Unified Convergence Theory of Stochastic and Variance-Reduced Cubic Newton Methods
El Mahdi Chayti, Nikita Doikov, Martin Jaggi
TL;DR
The paper introduces a helper framework that unifies stochastic and variance-reduced Cubic Newton methods for non-convex optimization, enabling arbitrary batch sizes, noisy gradient/Hessian estimates, and lazy Hessian updates. It demonstrates how to construct gradient and Hessian estimators from cheap helpers and snapshots, deriving global convergence guarantees for general non-convex objectives and gradient-dominated classes. The authors present new algorithms, including a lazy stochastic second-order method and variance-reduced variants, and show improved arithmetic complexity under large-dimension regimes, along with practical benefits in auxiliary learning, core sets, and semi-supervised settings. Empirical results corroborate theoretical gains, illustrating substantial time and computation savings without sacrificing convergence. The work thus offers a flexible, broadly applicable framework for efficient second-order optimization in large-scale, non-convex problems.
Abstract
We study stochastic Cubic Newton methods for solving general possibly non-convex minimization problems. We propose a new framework, which we call the helper framework, that provides a unified view of the stochastic and variance-reduced second-order algorithms equipped with global complexity guarantees. It can also be applied to learning with auxiliary information. Our helper framework offers the algorithm designer high flexibility for constructing and analyzing the stochastic Cubic Newton methods, allowing arbitrary size batches, and the use of noisy and possibly biased estimates of the gradients and Hessians, incorporating both the variance reduction and the lazy Hessian updates.
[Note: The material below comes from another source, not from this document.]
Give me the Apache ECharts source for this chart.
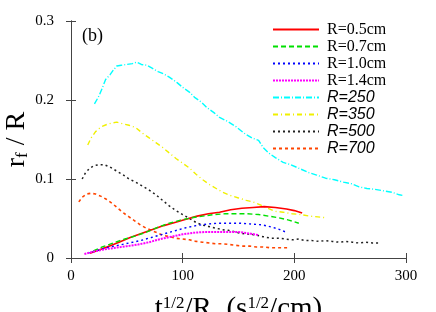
<!DOCTYPE html>
<html><head><meta charset="utf-8">
<script src="https://cdn.jsdelivr.net/npm/echarts@6/dist/echarts.min.js"></script>
<style>html,body{margin:0;padding:0;background:#fff}#c{width:436px;height:312px}</style>
</head><body><div id="c"></div>
<script>
const seriesNames = ['R=0.5cm','R=0.7cm','R=1.0cm','R=1.4cm','R=250','R=350','R=500','R=700'];
const xTicks = [0,100,200,300];
const yTicks = [0,0.1,0.2,0.3];
const dR05 = [[17,0.006],[25,0.010],[34,0.015],[43,0.020],[53,0.026],[63,0.031],[73,0.036],[83,0.041],[93,0.045],[103,0.049],[113,0.053],[123,0.056],[133,0.058],[143,0.061],[153,0.063],[163,0.064],[173,0.065],[183,0.064],[193,0.062],[200,0.060],[207,0.057]];
const dR07 = [[20,0.009],[28,0.014],[38,0.019],[48,0.024],[58,0.028],[68,0.033],[78,0.039],[88,0.044],[98,0.048],[108,0.051],[118,0.053],[128,0.055],[138,0.056],[148,0.056],[158,0.056],[168,0.055],[177,0.053],[186,0.051],[195,0.048],[204,0.044]];
const dR10 = [[15,0.006],[22,0.009],[32,0.013],[42,0.016],[52,0.019],[62,0.022],[72,0.026],[82,0.030],[92,0.034],[102,0.038],[112,0.041],[122,0.043],[132,0.044],[142,0.044],[152,0.044],[162,0.043],[171,0.042],[180,0.039],[187,0.036],[192,0.033]];
const dR14 = [[12,0.005],[20,0.008],[30,0.011],[40,0.013],[50,0.015],[60,0.017],[70,0.020],[80,0.024],[90,0.027],[100,0.030],[110,0.032],[120,0.033],[130,0.033],[140,0.033],[150,0.033],[160,0.031],[168,0.029]];
const d250 = [[21,0.195],[25,0.205],[28,0.215],[31,0.226],[35,0.232],[38,0.238],[41,0.243],[45,0.244],[50,0.245],[55,0.246],[59,0.248],[63,0.245],[68,0.244],[73,0.240],[78,0.236],[83,0.233],[88,0.229],[95,0.222],[100,0.216],[106,0.210],[111,0.203],[117,0.197],[122,0.190],[128,0.184],[133,0.178],[140,0.173],[148,0.166],[155,0.158],[162,0.152],[168,0.149],[172,0.140],[177,0.133],[183,0.127],[190,0.121],[197,0.118],[205,0.113],[213,0.108],[220,0.105],[228,0.101],[236,0.099],[244,0.096],[251,0.094],[258,0.090],[265,0.088],[272,0.087],[280,0.085],[288,0.083],[294,0.080],[298,0.079]];
const d350 = [[15,0.143],[18,0.152],[22,0.160],[27,0.166],[32,0.169],[37,0.171],[41,0.172],[46,0.170],[52,0.168],[58,0.165],[64,0.158],[70,0.152],[76,0.146],[82,0.140],[88,0.133],[94,0.126],[100,0.120],[106,0.114],[112,0.106],[118,0.099],[124,0.093],[130,0.088],[136,0.083],[143,0.079],[150,0.076],[157,0.073],[163,0.071],[170,0.067],[176,0.063],[183,0.059],[190,0.058],[198,0.056],[206,0.055],[214,0.053],[221,0.052],[228,0.051]];
const d500 = [[10,0.100],[13,0.108],[17,0.114],[21,0.117],[25,0.118],[30,0.118],[35,0.115],[41,0.110],[47,0.105],[52,0.100],[58,0.096],[64,0.091],[70,0.086],[76,0.080],[82,0.073],[88,0.066],[94,0.060],[100,0.055],[106,0.050],[112,0.045],[117,0.042],[123,0.040],[129,0.038],[135,0.036],[141,0.035],[147,0.033],[153,0.031],[160,0.030],[166,0.029],[172,0.027],[179,0.025],[186,0.025],[192,0.024],[198,0.023],[204,0.024],[210,0.022],[216,0.022],[222,0.021],[228,0.022],[234,0.021],[240,0.020],[246,0.021],[252,0.020],[258,0.019],[264,0.020],[270,0.019],[276,0.019]];
const d700 = [[7,0.071],[10,0.077],[14,0.081],[18,0.082],[22,0.081],[27,0.078],[32,0.074],[37,0.069],[42,0.063],[47,0.057],[52,0.052],[57,0.047],[62,0.042],[67,0.038],[72,0.035],[77,0.032],[82,0.029],[88,0.027],[94,0.025],[100,0.024],[106,0.023],[112,0.021],[118,0.020],[124,0.019],[130,0.018],[136,0.018],[142,0.017],[148,0.016],[154,0.015],[160,0.015],[166,0.014],[172,0.014],[178,0.013],[184,0.013],[190,0.013],[195,0.013]];
const allData = [dR05,dR07,dR10,dR14,d250,d350,d500,d700];
const colors = ['#ff0000','#00e000','#0000ff','#ff00ff','#00ffff','#f0f000','#202020','#ff4500'];
const dashes = ['solid',[5,3],[2,3],[2,1],[6,2,1,2],[5,3,1,3],[2,3],[3,3]];
const widths = [1.6,1.4,1.4,2,1.4,1.4,1.5,1.6];

const serif = 'Liberation Serif';
const chart = echarts.init(document.getElementById('c'));
const axisCol = '#444';
chart.setOption({
  animation:false,
  backgroundColor:'#fff',
  grid:{left:71,right:30,top:21,bottom:54,containLabel:false,outerBoundsMode:'none'},
  legend:{
    orient:'vertical', left:272, top:21, padding:0, itemWidth:46, itemHeight:17, itemGap:0,
    data: seriesNames,
    itemStyle:{opacity:0},
    formatter: n => n.indexOf('cm')>=0 ? '{s|'+n+'}' : '{i|'+n+'}',
    textStyle:{padding:[0,0,0,3], lineHeight:17, rich:{
      s:{fontFamily:serif,fontSize:16,lineHeight:17,color:'#000'},
      i:{fontFamily:'Liberation Sans',fontStyle:'italic',fontSize:16,lineHeight:17,color:'#000'}
    }}
  },
  xAxis:[{
    type:'value',min:0,max:300,interval:100,
    axisLine:{onZero:false,lineStyle:{color:axisCol,width:1}},
    axisTick:{inside:true,length:5,lineStyle:{color:axisCol}},
    splitLine:{show:false},
    axisLabel:{margin:11,fontFamily:serif,fontSize:15,color:'#000'},
    name:'{n|t}{p|1/2}{n|/R  (s}{p|1/2}{n|/cm)}', nameLocation:'middle', nameGap:37,
    nameTextStyle:{rich:{n:{fontFamily:serif,fontSize:29,color:'#000'},p:{fontFamily:serif,fontSize:17,color:'#000',verticalAlign:'top'}}}
  },{
    type:'value',min:0,max:300,interval:100,position:'top',
    axisLine:{lineStyle:{color:axisCol}},axisTick:{inside:true,length:5,lineStyle:{color:axisCol}},
    axisLabel:{show:false},splitLine:{show:false}
  }],
  yAxis:[{
    type:'value',min:0,max:0.3,interval:0.1,
    axisLine:{show:true,onZero:false,lineStyle:{color:axisCol}},
    axisTick:{show:true,inside:true,length:5,lineStyle:{color:axisCol}},
    splitLine:{show:false},
    axisLabel:{margin:17,fontFamily:serif,fontSize:15,color:'#000',formatter:v=>String(+v.toFixed(1))},
    name:'{n|r}{b|f}{n| / R}', nameLocation:'middle', nameGap:40, nameMoveOverlap:false,
    nameTextStyle:{rich:{n:{fontFamily:serif,fontSize:28,color:'#000'},b:{fontFamily:serif,fontSize:17,color:'#000',verticalAlign:'bottom'}}}
  },{
    type:'value',min:0,max:0.3,interval:0.1,position:'right',
    axisLine:{show:true,lineStyle:{color:axisCol}},axisTick:{show:true,inside:true,length:5,lineStyle:{color:axisCol}},
    axisLabel:{show:false},splitLine:{show:false}
  }],
  graphic:[{type:'text',left:82,top:27,style:{text:'(b)',font:'18px "Liberation Serif"',fill:'#000'}}],
  series: seriesNames.map((n,i)=>({
    name:n,type:'line',data:allData[i],showSymbol:false,symbol:'none',smooth:false,
    lineStyle:{color:colors[i],type:dashes[i],width:widths[i]},itemStyle:{color:colors[i]},
    z: i<4 ? 3 : 2
  }))
});
</script></body></html>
We recover the best-known complexities for the stochastic and variance-reduced Cubic Newton, under weak assumptions on the noise. A direct consequence of our theory is the new lazy stochastic second-order method, which significantly improves the arithmetic complexity for large dimension problems. We also establish complexity bounds for the classes of gradient-dominated objectives, that include convex and strongly convex problems. For Auxiliary Learning, we show that using a helper (auxiliary function) can outperform training alone if a given similarity measure is small.